Один из вопросов, всегда меня занимавших, таков: как французский читатель может получить удовольствие от первой главы «Войны и мира» во французском переводе? { 90} Вот он читает книгу на французском, где персонажи говорят по-французски, и эффект «остранения» утрачивается. Впрочем, франкофоны уверяли меня: чувствуется, что французский язык этих персонажей (может быть, по вине самого Толстого) – это французский, на котором явно говорят иностранцы.
90
«Война и мир» во французском переводе. Восемь различных французских переводов романа (с 1879 по 1973 г.) так или иначе выделяют французский текст Толстого: либо курсивом, либо малыми прописными, либо всякий раз оговаривают это в постраничных примечаниях. Лишь в одном издании этого нет, но это не перевод, а переложение «для дам». Разумеется, тонкая игра «французского с нижегородским», которую сам Толстой сравнивал с игрой светотени на картине, теряется во всех переводах без исключения.

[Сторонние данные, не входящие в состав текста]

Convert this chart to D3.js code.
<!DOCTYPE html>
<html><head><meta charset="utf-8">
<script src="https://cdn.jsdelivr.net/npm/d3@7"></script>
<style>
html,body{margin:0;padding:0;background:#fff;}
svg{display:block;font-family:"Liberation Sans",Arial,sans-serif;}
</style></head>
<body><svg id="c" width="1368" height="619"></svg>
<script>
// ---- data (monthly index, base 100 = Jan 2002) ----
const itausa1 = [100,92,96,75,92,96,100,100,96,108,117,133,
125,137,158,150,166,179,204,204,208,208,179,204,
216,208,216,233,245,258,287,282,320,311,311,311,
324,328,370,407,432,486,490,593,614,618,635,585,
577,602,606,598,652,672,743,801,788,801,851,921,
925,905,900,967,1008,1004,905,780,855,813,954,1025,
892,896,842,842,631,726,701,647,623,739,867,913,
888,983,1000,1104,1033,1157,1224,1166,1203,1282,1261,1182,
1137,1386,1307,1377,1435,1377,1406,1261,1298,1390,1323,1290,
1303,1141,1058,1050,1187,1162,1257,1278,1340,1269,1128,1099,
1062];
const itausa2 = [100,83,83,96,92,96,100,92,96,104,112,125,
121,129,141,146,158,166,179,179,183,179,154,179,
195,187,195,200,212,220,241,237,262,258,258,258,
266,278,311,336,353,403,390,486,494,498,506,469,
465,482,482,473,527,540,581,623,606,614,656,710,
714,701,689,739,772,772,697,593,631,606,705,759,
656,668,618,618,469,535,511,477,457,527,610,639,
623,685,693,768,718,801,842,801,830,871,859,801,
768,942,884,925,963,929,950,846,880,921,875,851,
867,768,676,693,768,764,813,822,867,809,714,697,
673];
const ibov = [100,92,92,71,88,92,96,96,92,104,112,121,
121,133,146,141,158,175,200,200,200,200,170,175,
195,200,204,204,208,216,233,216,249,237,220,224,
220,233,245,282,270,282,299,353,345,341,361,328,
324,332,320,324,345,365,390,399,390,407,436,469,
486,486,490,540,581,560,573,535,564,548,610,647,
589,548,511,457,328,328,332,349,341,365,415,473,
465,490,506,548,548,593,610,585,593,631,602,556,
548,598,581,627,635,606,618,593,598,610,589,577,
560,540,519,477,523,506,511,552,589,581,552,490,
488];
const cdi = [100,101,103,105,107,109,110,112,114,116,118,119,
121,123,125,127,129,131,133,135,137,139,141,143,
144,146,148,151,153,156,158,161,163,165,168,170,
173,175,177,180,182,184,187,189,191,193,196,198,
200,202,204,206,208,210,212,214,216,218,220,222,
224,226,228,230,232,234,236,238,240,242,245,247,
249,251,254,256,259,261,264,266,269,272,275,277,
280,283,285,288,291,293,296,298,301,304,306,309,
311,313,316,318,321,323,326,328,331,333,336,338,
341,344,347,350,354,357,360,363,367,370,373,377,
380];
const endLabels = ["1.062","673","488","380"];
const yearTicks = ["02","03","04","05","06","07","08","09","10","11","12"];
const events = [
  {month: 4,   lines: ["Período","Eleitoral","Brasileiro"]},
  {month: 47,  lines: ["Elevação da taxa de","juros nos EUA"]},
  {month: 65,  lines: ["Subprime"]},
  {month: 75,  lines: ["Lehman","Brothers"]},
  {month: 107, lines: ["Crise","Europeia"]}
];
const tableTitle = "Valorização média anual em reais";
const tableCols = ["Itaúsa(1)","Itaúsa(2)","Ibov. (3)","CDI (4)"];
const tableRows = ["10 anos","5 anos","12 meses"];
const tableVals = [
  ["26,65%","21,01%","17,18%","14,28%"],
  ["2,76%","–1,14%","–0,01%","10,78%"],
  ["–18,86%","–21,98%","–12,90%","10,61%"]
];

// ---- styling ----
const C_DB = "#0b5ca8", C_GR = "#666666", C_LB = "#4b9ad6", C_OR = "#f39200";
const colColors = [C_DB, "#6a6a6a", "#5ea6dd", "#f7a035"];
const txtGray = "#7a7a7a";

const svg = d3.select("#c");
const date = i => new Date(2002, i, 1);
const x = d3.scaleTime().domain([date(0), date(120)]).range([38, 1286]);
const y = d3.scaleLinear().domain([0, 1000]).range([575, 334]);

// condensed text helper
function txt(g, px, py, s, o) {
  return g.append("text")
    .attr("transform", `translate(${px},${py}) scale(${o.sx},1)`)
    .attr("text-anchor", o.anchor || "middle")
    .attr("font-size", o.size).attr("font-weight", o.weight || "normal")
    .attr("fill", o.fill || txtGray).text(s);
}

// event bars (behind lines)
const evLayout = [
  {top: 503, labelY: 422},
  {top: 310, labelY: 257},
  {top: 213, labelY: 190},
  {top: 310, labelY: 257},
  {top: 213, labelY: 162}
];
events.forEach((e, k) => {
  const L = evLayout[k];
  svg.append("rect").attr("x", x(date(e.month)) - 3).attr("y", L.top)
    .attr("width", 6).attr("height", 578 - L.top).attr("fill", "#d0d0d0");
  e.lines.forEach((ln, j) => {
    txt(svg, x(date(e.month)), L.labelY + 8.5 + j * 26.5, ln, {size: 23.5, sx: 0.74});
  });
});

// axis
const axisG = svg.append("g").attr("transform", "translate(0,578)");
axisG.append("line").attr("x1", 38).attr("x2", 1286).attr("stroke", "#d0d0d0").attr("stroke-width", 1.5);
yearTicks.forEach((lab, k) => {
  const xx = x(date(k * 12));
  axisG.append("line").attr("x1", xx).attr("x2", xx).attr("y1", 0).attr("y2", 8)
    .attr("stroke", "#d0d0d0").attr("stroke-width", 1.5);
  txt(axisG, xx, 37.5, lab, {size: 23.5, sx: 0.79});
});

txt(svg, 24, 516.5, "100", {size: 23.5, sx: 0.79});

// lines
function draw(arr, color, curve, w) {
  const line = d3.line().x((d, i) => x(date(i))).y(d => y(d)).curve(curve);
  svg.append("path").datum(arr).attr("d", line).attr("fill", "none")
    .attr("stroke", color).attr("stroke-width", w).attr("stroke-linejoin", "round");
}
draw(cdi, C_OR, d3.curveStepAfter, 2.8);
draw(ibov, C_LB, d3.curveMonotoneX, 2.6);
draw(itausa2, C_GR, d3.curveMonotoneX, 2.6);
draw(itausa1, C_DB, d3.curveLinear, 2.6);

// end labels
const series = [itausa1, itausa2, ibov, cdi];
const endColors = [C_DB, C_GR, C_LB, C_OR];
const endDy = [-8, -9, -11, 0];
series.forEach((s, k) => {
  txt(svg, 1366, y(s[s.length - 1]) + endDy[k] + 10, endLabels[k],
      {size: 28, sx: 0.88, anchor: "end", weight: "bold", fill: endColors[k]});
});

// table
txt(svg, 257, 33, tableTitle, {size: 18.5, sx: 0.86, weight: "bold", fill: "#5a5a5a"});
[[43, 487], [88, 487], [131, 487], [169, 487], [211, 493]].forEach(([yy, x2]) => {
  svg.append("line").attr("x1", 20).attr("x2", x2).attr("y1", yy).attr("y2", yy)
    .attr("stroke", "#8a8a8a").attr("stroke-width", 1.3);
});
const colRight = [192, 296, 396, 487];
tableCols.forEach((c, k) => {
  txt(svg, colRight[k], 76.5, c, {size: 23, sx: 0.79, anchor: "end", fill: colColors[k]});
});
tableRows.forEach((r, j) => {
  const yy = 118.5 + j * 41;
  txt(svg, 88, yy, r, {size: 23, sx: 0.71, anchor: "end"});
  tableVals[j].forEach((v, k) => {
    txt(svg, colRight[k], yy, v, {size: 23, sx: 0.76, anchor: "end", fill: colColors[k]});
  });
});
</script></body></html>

7.4. Исток и пункт назначения
Предельный случай «Войны и мира» напоминает нам, что перевод может быть как target oriented («ориентированным на цель»), так и source oriented («ориентированным на источник»), то есть он может ориентироваться либо на текст-источник (или отправной), либо на текст (и читателя) пункта назначения или прибытия. Эти термины, используемые ныне в теории перевода, видимо, затрагивают старую проблему: должен ли перевод погружать читателя в известную эпоху и культурную среду (в среду и эпоху оригинального текста), или же нужно сделать эту эпоху и эту среду доступными читателю, принадлежащему к культуре языка назначения?